Mezcal is, however, the drink with the worm. There is never a worm in tequila.
While tequila is made from a single specie of agave, mezcal can be made from up to 28 varieties, including the blue agave as long as it is grown in the region. Ninety percent of mezcal currently produced is made from the espadin agave (Agave Angustifolia). Agave varieties can be blended to create a diverse flavor pallet such as done when blending grapes to produce different flavours of wine.
Mezcal for export markets, or for private use by the mezcaleros, is distilled twice or even three times. The spirit is then sometimes left to age for three months to over a year. Mid-quality mezcal is called bronco, while low-quality mezcal mainly used for bulk sales is a granel (a term also used for bulk tequila, and not noted on any label) and some a granel mezcals may only be distilled once.
Premium mezcals are slowly starting to appear in the market now, on the shelves beside tequila. There are even 'super-premium' mezcals available. They are expensive because the process is slow and labour-intensive. Many are unblended, such as Del Maguey's single village series. The result is often a sweet aroma and a smoky flavour that clings pleasantly to the palate, followed by a long (often sharp or peppery) aftertaste.
There are some local variations on mezcal you may find in your travels to Mexico:
Even in areas where mezcal may be officially made, there is a lot of homebrew. I found some mediocre local mezcal in Guerrero served at one restaurant in Zihuatanejo, while another bar offered a surprisingly good homebrew, both apparently from the same producer.

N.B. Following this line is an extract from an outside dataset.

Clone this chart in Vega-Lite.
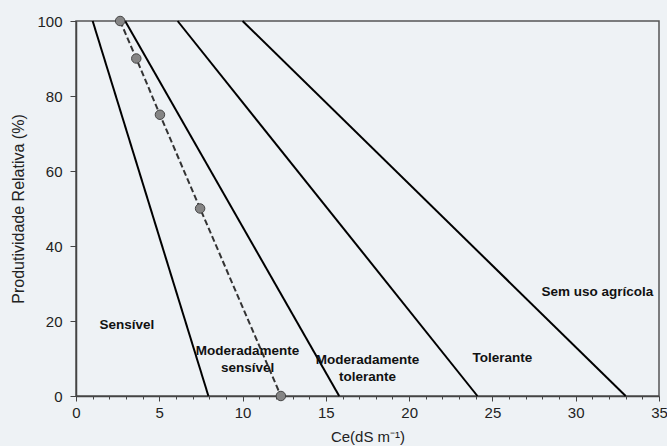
{
  "$schema": "https://vega.github.io/schema/vega-lite/v6.json",
  "width": 583,
  "height": 375,
  "autosize": {"type": "none"},
  "padding": {"left": 76, "top": 21, "right": 8, "bottom": 50},
  "background": "#eef2f5",
  "config": {
    "view": {"stroke": "#555", "strokeWidth": 1.5},
    "font": "Liberation Sans",
    "axis": {"labelFont": "Liberation Sans", "titleFont": "Liberation Sans", "labelColor": "#222", "titleColor": "#222", "domainColor": "#444", "tickColor": "#444", "grid": false, "titleFontWeight": "normal", "labelFlush": false}
  },
  "datasets": {
    "lines": [
      {"serie": "A", "ce": 1.0, "prod": 100},
      {"serie": "A", "ce": 7.95, "prod": 0},
      {"serie": "B", "ce": 2.95, "prod": 100},
      {"serie": "B", "ce": 15.8, "prod": 0},
      {"serie": "C", "ce": 6.1, "prod": 100},
      {"serie": "C", "ce": 24.1, "prod": 0},
      {"serie": "D", "ce": 10.0, "prod": 100},
      {"serie": "D", "ce": 33.0, "prod": 0}
    ],
    "obs": [
      {"ce": 2.65, "prod": 100},
      {"ce": 3.62, "prod": 90},
      {"ce": 5.04, "prod": 75},
      {"ce": 7.45, "prod": 50},
      {"ce": 12.3, "prod": 0}
    ],
    "labels": [
      {"ce": 3.05, "prod": 19.0, "txt": "Sensível"},
      {"ce": 10.3, "prod": 12.0, "txt": "Moderadamente\nsensível"},
      {"ce": 17.5, "prod": 9.6, "txt": "Moderadamente\ntolerante"},
      {"ce": 25.6, "prod": 10.1, "txt": "Tolerante"},
      {"ce": 31.3, "prod": 27.7, "txt": "Sem uso agrícola"}
    ]
  },
  "encoding": {
    "x": {
      "field": "ce", "type": "quantitative",
      "scale": {"domain": [0, 35], "nice": false, "zero": false},
      "axis": {
        "title": "Ce(dS m⁻¹)",
        "titleFontSize": 15,
        "titlePadding": 9,
        "labelFontSize": 15,
        "labelPadding": 4,
        "labelFlush": false,
        "values": [0,1,2,3,4,5,6,7,8,9,10,11,12,13,14,15,16,17,18,19,20,21,22,23,24,25,26,27,28,29,30,31,32,33,34,35],
        "labelExpr": "datum.value % 5 === 0 ? datum.label : ''",
        "tickSize": {"condition": {"test": "datum.value % 5 === 0", "value": 5}, "value": 3},
        "domainWidth": 1.5
      }
    },
    "y": {
      "field": "prod", "type": "quantitative",
      "scale": {"domain": [0, 100], "nice": false},
      "axis": {
        "title": "Produtividade Relativa (%)",
        "titleFontSize": 16,
        "titlePadding": 10,
        "labelFontSize": 15,
        "labelPadding": 8,
        "labelFlush": false,
        "values": [0, 20, 40, 60, 80, 100],
        "tickSize": 6,
        "domainWidth": 1.5
      }
    }
  },
  "layer": [
    {
      "data": {"name": "lines"},
      "mark": {"type": "line", "color": "#000", "strokeWidth": 2},
      "encoding": {"detail": {"field": "serie"}}
    },
    {
      "data": {"name": "obs"},
      "mark": {"type": "line", "color": "#333", "strokeWidth": 2, "strokeDash": [6, 3]},
      "encoding": {}
    },
    {
      "data": {"name": "obs"},
      "mark": {"type": "point", "filled": true, "fill": "#858585", "stroke": "#444", "strokeWidth": 1, "size": 90, "opacity": 1},
      "encoding": {}
    },
    {
      "data": {"name": "labels"},
      "mark": {"type": "text", "font": "Liberation Sans", "fontWeight": "bold", "fontSize": 13.5, "color": "#111", "lineBreak": "\n", "lineHeight": 17, "align": "center", "baseline": "middle"},
      "encoding": {"text": {"field": "txt"}}
    }
  ]
}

The differences between tequila and mezcal can be likened to the differences between scotch and rye whiskeys. Or between cognac and brandy. And while mixto tequila may be exported in bulk and bottled outside Mexico, mezcal is always bottled in Mexico.
Tequila and mezcal are similar in the amount of alcohol in the bottle: around 38-40% for most tequilas, while the NORMA for mezcal is 36-55%. However, most export brands of mezcal are around 40-42%.
Mezcal producers are more likely to use traditional methods - artisan style - than tequila manufacturers, and premium mezcals are also 100% agave. There are around 400-500 small producers in Oaxaca, many of them making only 300-400 litres a month.
The ritual toast for mezcal reflects the ancient beliefs that still cling to its use:
"Arriba (above), abajo (below), al centro (the centre), para dentro (within)."
Mezcal has a distinct, smoky flavour that is quite different from tequila. A good mezcal has a rich, almost sweet body. A poor mezcal tastes like gasoline. Mezcal is also good when cooked in many dishes because of its strong, smoky flavour, and is especially good in marinades for barbeques.
Malcolm Lowry, the Canadian writer, made mezcal famous in his 1947 novel, Under the Volcano.
Mescal or mezcal?Either spelling is correct. The traditional spelling is mescal, with an 's' but some producers prefer mezcal with a 'z' to help disassociate the spirit from mescaline. Also, it helps differentiate between the Native Indians, the 'Mescalero' and the mezcalero who males the spirit. Like tequila, mezcal has its own burden of urban mythology. I have chosen to honour the "z" spelling on this site.
The plural for is mescales or mezcales, and since the word refers to a family of spirits rather than a single band or regional variety, it should more properly be written in the plural form.